- Set problem: In how many lines of the data does the word "document" appear? Give the number by itself.
───── Stored data
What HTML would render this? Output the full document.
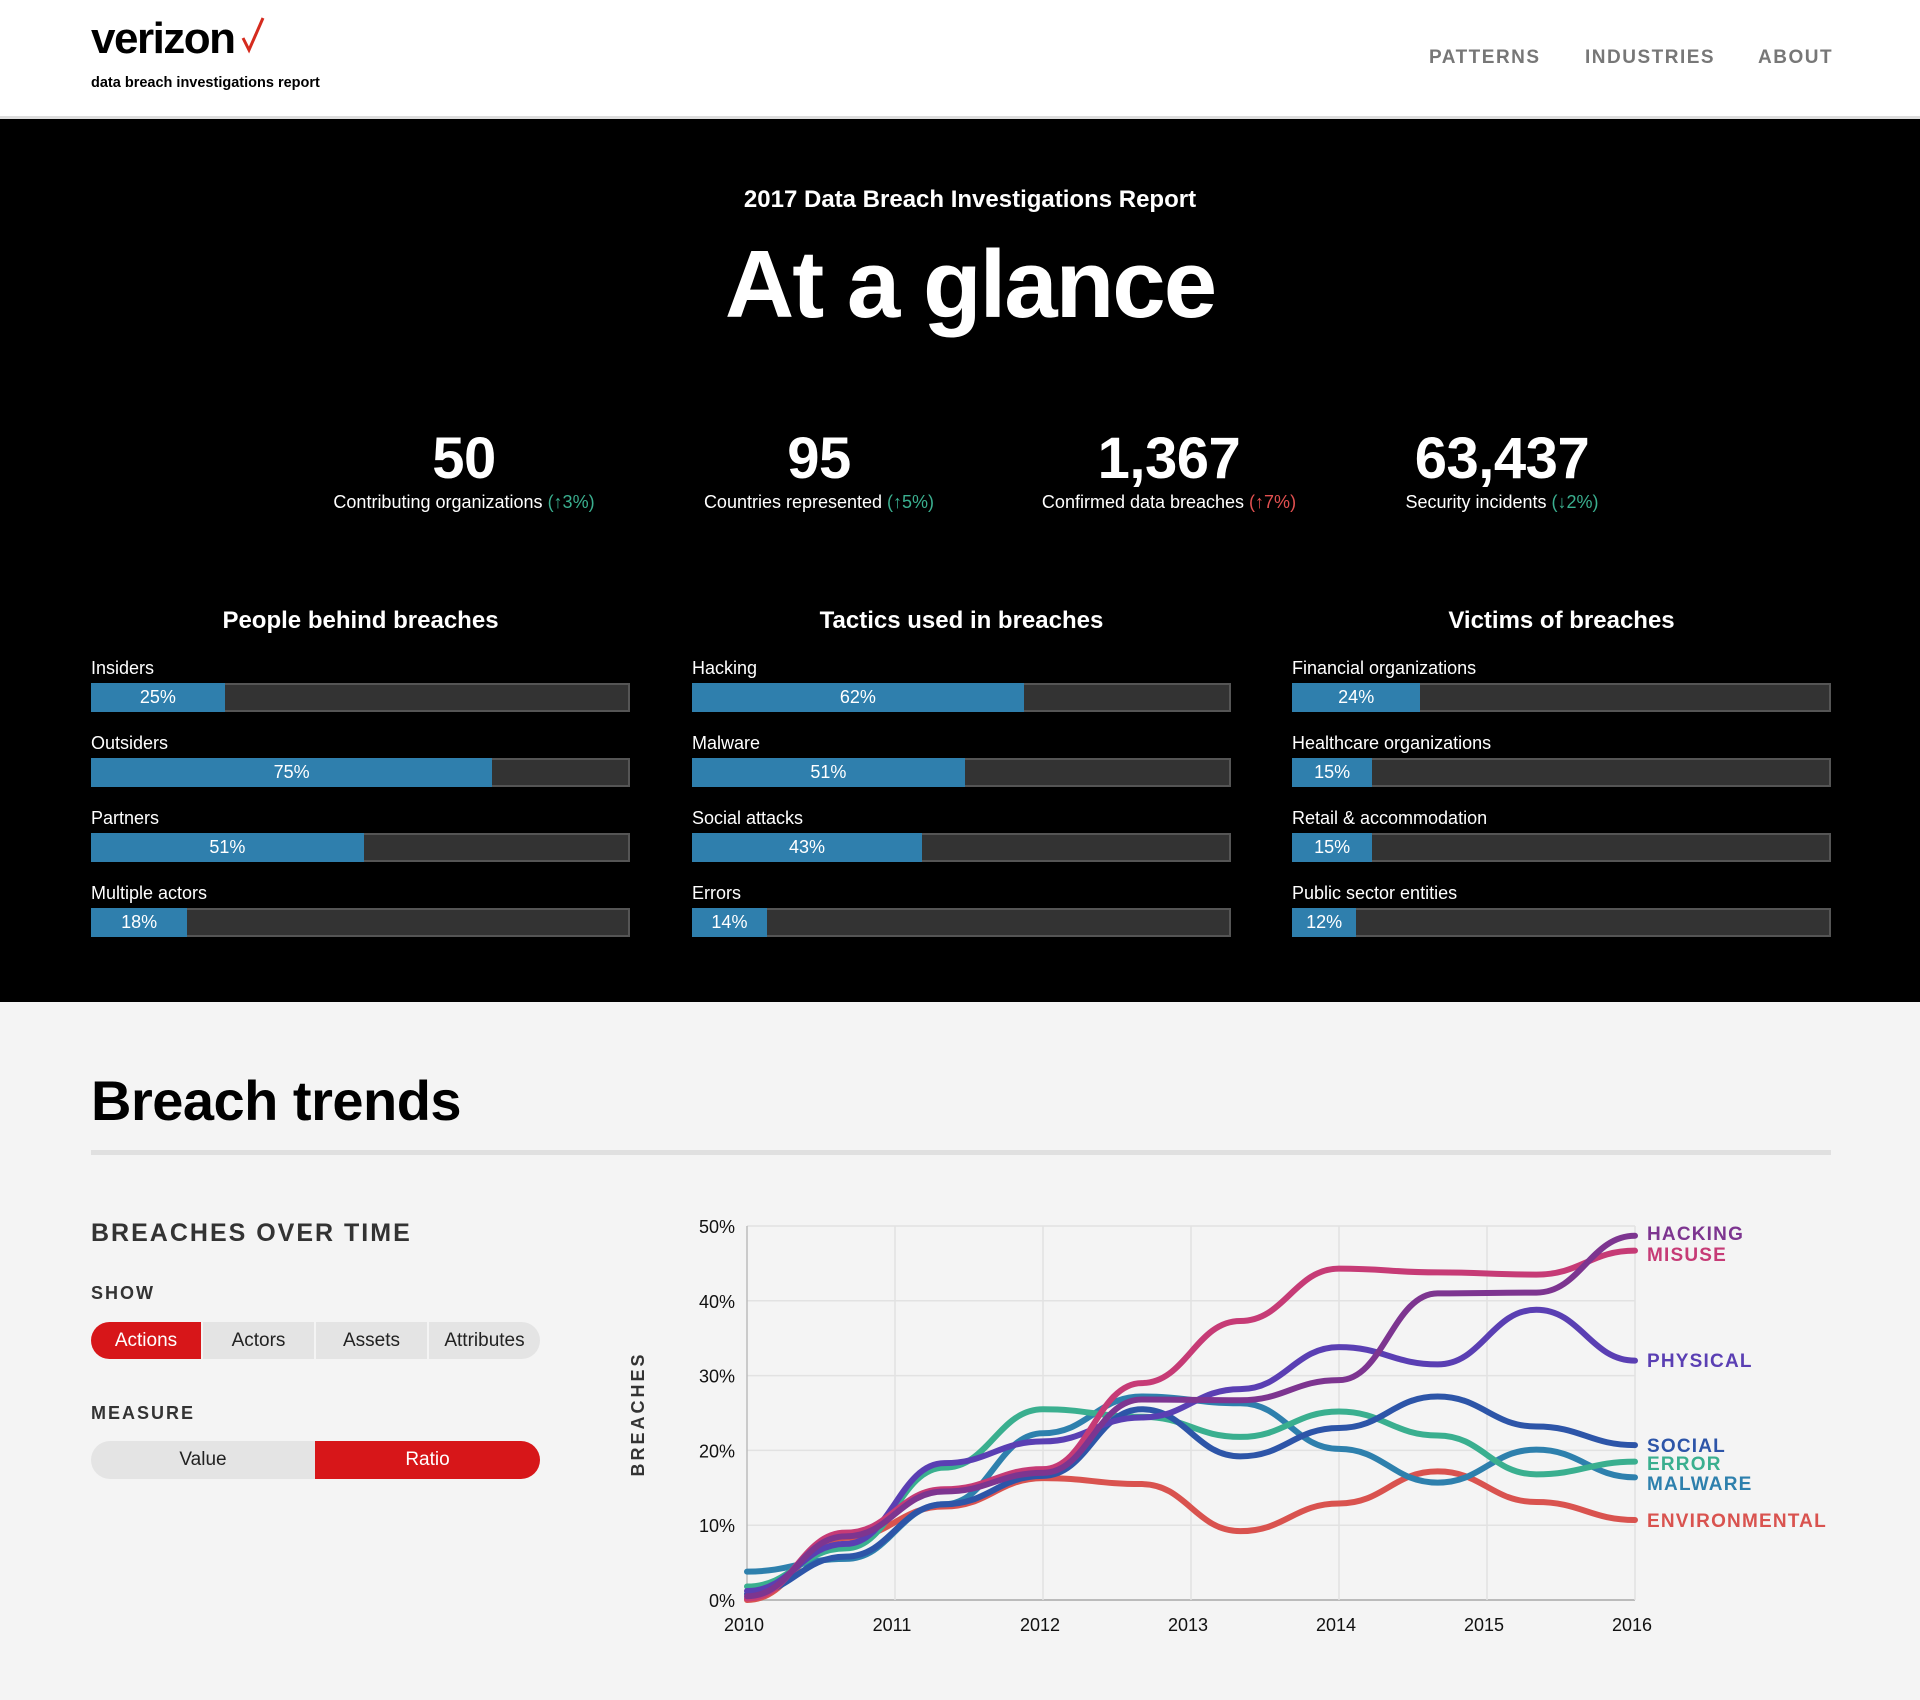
<!DOCTYPE html>
<html><head><meta charset="utf-8"><style>
*{box-sizing:border-box;margin:0;padding:0}
body{width:1920px;height:1700px;overflow:hidden;font-family:"Liberation Sans",sans-serif;background:#f4f4f4}
.hdr{position:absolute;left:0;top:0;width:1920px;height:119px;background:#fff;border-bottom:3px solid #ddd}
.logo{position:absolute;left:91px;top:14px;font-size:44px;font-weight:bold;letter-spacing:-1.5px;color:#000}
.sub{position:absolute;left:91px;top:75px;font-size:14.5px;font-weight:bold;color:#000}
.nav{position:absolute;top:47px;font-size:19px;font-weight:bold;color:#777;letter-spacing:1.5px}
.blk{position:absolute;left:0;top:119px;width:1920px;height:883px;background:#000;color:#fff}
.c{position:absolute;text-align:center;transform:translateX(-50%);white-space:nowrap}
.stat .n{font-size:58px;font-weight:bold;letter-spacing:-0.5px}
.stat .l{font-size:18px;margin-top:0px}
.up{color:#3aaf8f}.dn{color:#e25050}
.col{position:absolute;top:488px;width:539px}
.col h3{text-align:center;font-size:24px;font-weight:bold;margin-bottom:22px}
.row{height:75px}
.row .lab{font-size:18px;height:22px;line-height:22px}
.bar{margin-top:4px;height:29px;background:#333;border:2px solid #555;position:relative}
.bar .f{position:absolute;left:-2px;top:-2px;bottom:-2px;background:#2f7fad;color:#fff;font-size:18px;text-align:center;line-height:29px}
h1.bt{position:absolute;left:91px;top:1068px;font-size:56px;font-weight:bold;color:#000;letter-spacing:-0.5px}
.rule{position:absolute;left:91px;top:1150px;width:1740px;height:5px;background:#e0e0e0}
.lbl{position:absolute;left:91px;font-weight:bold;color:#333;letter-spacing:2px}
.btns{position:absolute;left:91px;width:449px;display:flex;gap:2px}
.btns div{background:#e4e4e4;color:#222;font-size:19px;display:flex;align-items:center;justify-content:center;height:100%}
.btns .on{background:#d71619;color:#fff}
</style></head><body>
<div class="hdr">
 <div class="logo">verizon</div>
 <svg style="position:absolute;left:240px;top:16px" width="26" height="38"><path d="M3 22 L9 34 L23 2" fill="none" stroke="#d52b1e" stroke-width="3"/></svg>
 <div class="sub">data breach investigations report</div>
 <div class="nav" style="left:1429px">PATTERNS</div>
 <div class="nav" style="left:1585px">INDUSTRIES</div>
 <div class="nav" style="left:1758px">ABOUT</div>
</div>
<div class="blk">
 <div class="c" style="left:970px;top:67px;font-size:24px;font-weight:bold">2017 Data Breach Investigations Report</div>
 <div class="c" style="left:970px;top:111px;font-size:96px;font-weight:bold;letter-spacing:-2px">At a glance</div>
 <div class="c stat" style="left:464px;top:306px"><div class="n">50</div><div class="l">Contributing organizations <span class="up">(↑3%)</span></div></div>
 <div class="c stat" style="left:819px;top:306px"><div class="n">95</div><div class="l">Countries represented <span class="up">(↑5%)</span></div></div>
 <div class="c stat" style="left:1169px;top:306px"><div class="n">1,367</div><div class="l">Confirmed data breaches <span class="dn">(↑7%)</span></div></div>
 <div class="c stat" style="left:1502px;top:306px"><div class="n">63,437</div><div class="l">Security incidents <span class="up">(↓2%)</span></div></div>
 <div class="col" style="left:91px"><h3>People behind breaches</h3>
  <div class="row"><div class="lab">Insiders</div><div class="bar"><div class="f" style="width:25%">25%</div></div></div>
  <div class="row"><div class="lab">Outsiders</div><div class="bar"><div class="f" style="width:75%">75%</div></div></div>
  <div class="row"><div class="lab">Partners</div><div class="bar"><div class="f" style="width:51%">51%</div></div></div>
  <div class="row"><div class="lab">Multiple actors</div><div class="bar"><div class="f" style="width:18%">18%</div></div></div>
 </div>
 <div class="col" style="left:692px"><h3>Tactics used in breaches</h3>
  <div class="row"><div class="lab">Hacking</div><div class="bar"><div class="f" style="width:62%">62%</div></div></div>
  <div class="row"><div class="lab">Malware</div><div class="bar"><div class="f" style="width:51%">51%</div></div></div>
  <div class="row"><div class="lab">Social attacks</div><div class="bar"><div class="f" style="width:43%">43%</div></div></div>
  <div class="row"><div class="lab">Errors</div><div class="bar"><div class="f" style="width:14%">14%</div></div></div>
 </div>
 <div class="col" style="left:1292px"><h3>Victims of breaches</h3>
  <div class="row"><div class="lab">Financial organizations</div><div class="bar"><div class="f" style="width:24%">24%</div></div></div>
  <div class="row"><div class="lab">Healthcare organizations</div><div class="bar"><div class="f" style="width:15%">15%</div></div></div>
  <div class="row"><div class="lab">Retail &amp; accommodation</div><div class="bar"><div class="f" style="width:15%">15%</div></div></div>
  <div class="row"><div class="lab">Public sector entities</div><div class="bar"><div class="f" style="width:12%">12%</div></div></div>
 </div>
</div>
<h1 class="bt">Breach trends</h1>
<div class="rule"></div>
<div class="lbl" style="top:1219px;font-size:25px">BREACHES OVER TIME</div>
<div class="lbl" style="top:1283px;font-size:18px">SHOW</div>
<div class="btns" style="top:1322px;height:37px">
 <div class="on" style="width:110px;border-radius:19px 0 0 19px">Actions</div>
 <div style="width:111px">Actors</div>
 <div style="width:111px">Assets</div>
 <div style="width:111px;border-radius:0 19px 19px 0">Attributes</div>
</div>
<div class="lbl" style="top:1403px;font-size:18px">MEASURE</div>
<div class="btns" style="top:1441px;height:38px;gap:0">
 <div style="width:224px;border-radius:19px 0 0 19px">Value</div>
 <div class="on" style="width:225px;border-radius:0 19px 19px 0">Ratio</div>
</div>
<svg id="chart" width="1920" height="1700" style="position:absolute;left:0;top:0"></svg>
<script>
const years=[2010,2011,2012,2013,2014,2015,2016];
const yTicks=[0,10,20,30,40,50];
const times=[0,2/3,4/3,2,8/3,10/3,4,14/3,16/3,6];
const seriesNames=["HACKING","MISUSE","PHYSICAL","SOCIAL","ERROR","MALWARE","ENVIRONMENTAL"];
const hacking=[0.5,8.5,14.5,17,26.8,26.7,29.4,41,41.1,48.7];
const misuse=[0.2,9,14.8,17.5,29,37.3,44.3,43.8,43.5,46.7];
const physical=[1.2,7.5,18.3,21.2,24.4,28.2,33.8,31.5,38.8,32];
const social=[0.8,5.8,12.8,16.6,25.5,19.2,23,27.2,23.2,20.7];
const error=[1.8,6.9,17.7,25.5,24.5,21.8,25.2,22,16.8,18.5];
const malware=[3.8,5.5,12.8,22.3,27.2,26.3,20.2,15.7,20.1,16.4];
const environmental=[0,8.3,12.5,16.3,15.5,9.2,12.9,17.2,13.1,10.7];
const seriesValues=[hacking,misuse,physical,social,error,malware,environmental];
const colors=["#7d3590","#c63b76","#5a3fb3","#2d55a8","#3aaf8f","#2e80ad","#d9534f"];
const labelY=[1233,1254,1360,1445,1463,1483,1520];
const X0=747,X1=1635,Y0=1600,Y1=1226;
const x=t=>X0+t/6*(X1-X0);
const y=v=>Y0-v/50*(Y0-Y1);
const svg=document.getElementById('chart');
const NS='http://www.w3.org/2000/svg';
function mk(tag,attrs,txt){const e=document.createElementNS(NS,tag);for(const k in attrs)e.setAttribute(k,attrs[k]);if(txt!=null)e.textContent=txt;svg.appendChild(e);return e;}
yTicks.forEach(v=>{
 const g=mk('line',{x1:X0,x2:X1,y1:y(v),y2:y(v),stroke:v===0?'#bbb':'#e2e2e2','stroke-width':v===0?2:1.5});
 
 
 const t=mk('text',{x:735,y:y(v)+7,'text-anchor':'end','font-size':18,fill:'#111','font-family':'Liberation Sans'},v+'%');
 
 
});
years.forEach((yr,i)=>{
 const g=mk('line',{x1:x(i),x2:x(i),y1:Y1,y2:Y0,stroke:i===0?'#bbb':'#e2e2e2','stroke-width':1.5});
 
 
 const t=mk('text',{x:x(i)-3,y:1631,'text-anchor':'middle','font-size':18,fill:'#111','font-family':'Liberation Sans'},yr);
 
 
});
const yt=mk('text',{x:0,y:0,transform:'translate(644,1414) rotate(-90)','text-anchor':'middle','font-size':18,'font-weight':'bold','letter-spacing':3,fill:'#333','font-family':'Liberation Sans'},'BREACHES');


function path(vals){
 const p=vals.map((v,i)=>[x(times[i]),y(v)]);
 const n=p.length;
 let d='M'+p[0][0]+','+p[0][1];
 for(let i=0;i<n-1;i++){const h=(p[i+1][0]-p[i][0])*0.45;
  d+=' C'+(p[i][0]+h)+','+p[i][1]+' '+(p[i+1][0]-h)+','+p[i+1][1]+' '+p[i+1][0]+','+p[i+1][1];}
 return d;
}
for(let s=seriesValues.length-1;s>=0;s--){
 const l=mk('path',{d:path(seriesValues[s]),fill:'none',stroke:colors[s],'stroke-width':6,'stroke-linecap':'round'});
 
 
}
seriesNames.forEach((nm,s)=>{
 const t=mk('text',{x:1647,y:labelY[s]+7,'font-size':19,'font-weight':'bold','letter-spacing':1.2,fill:colors[s],'font-family':'Liberation Sans'},nm);
 
 
});
</script>
</body></html>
──────────
- Answer to this task: 3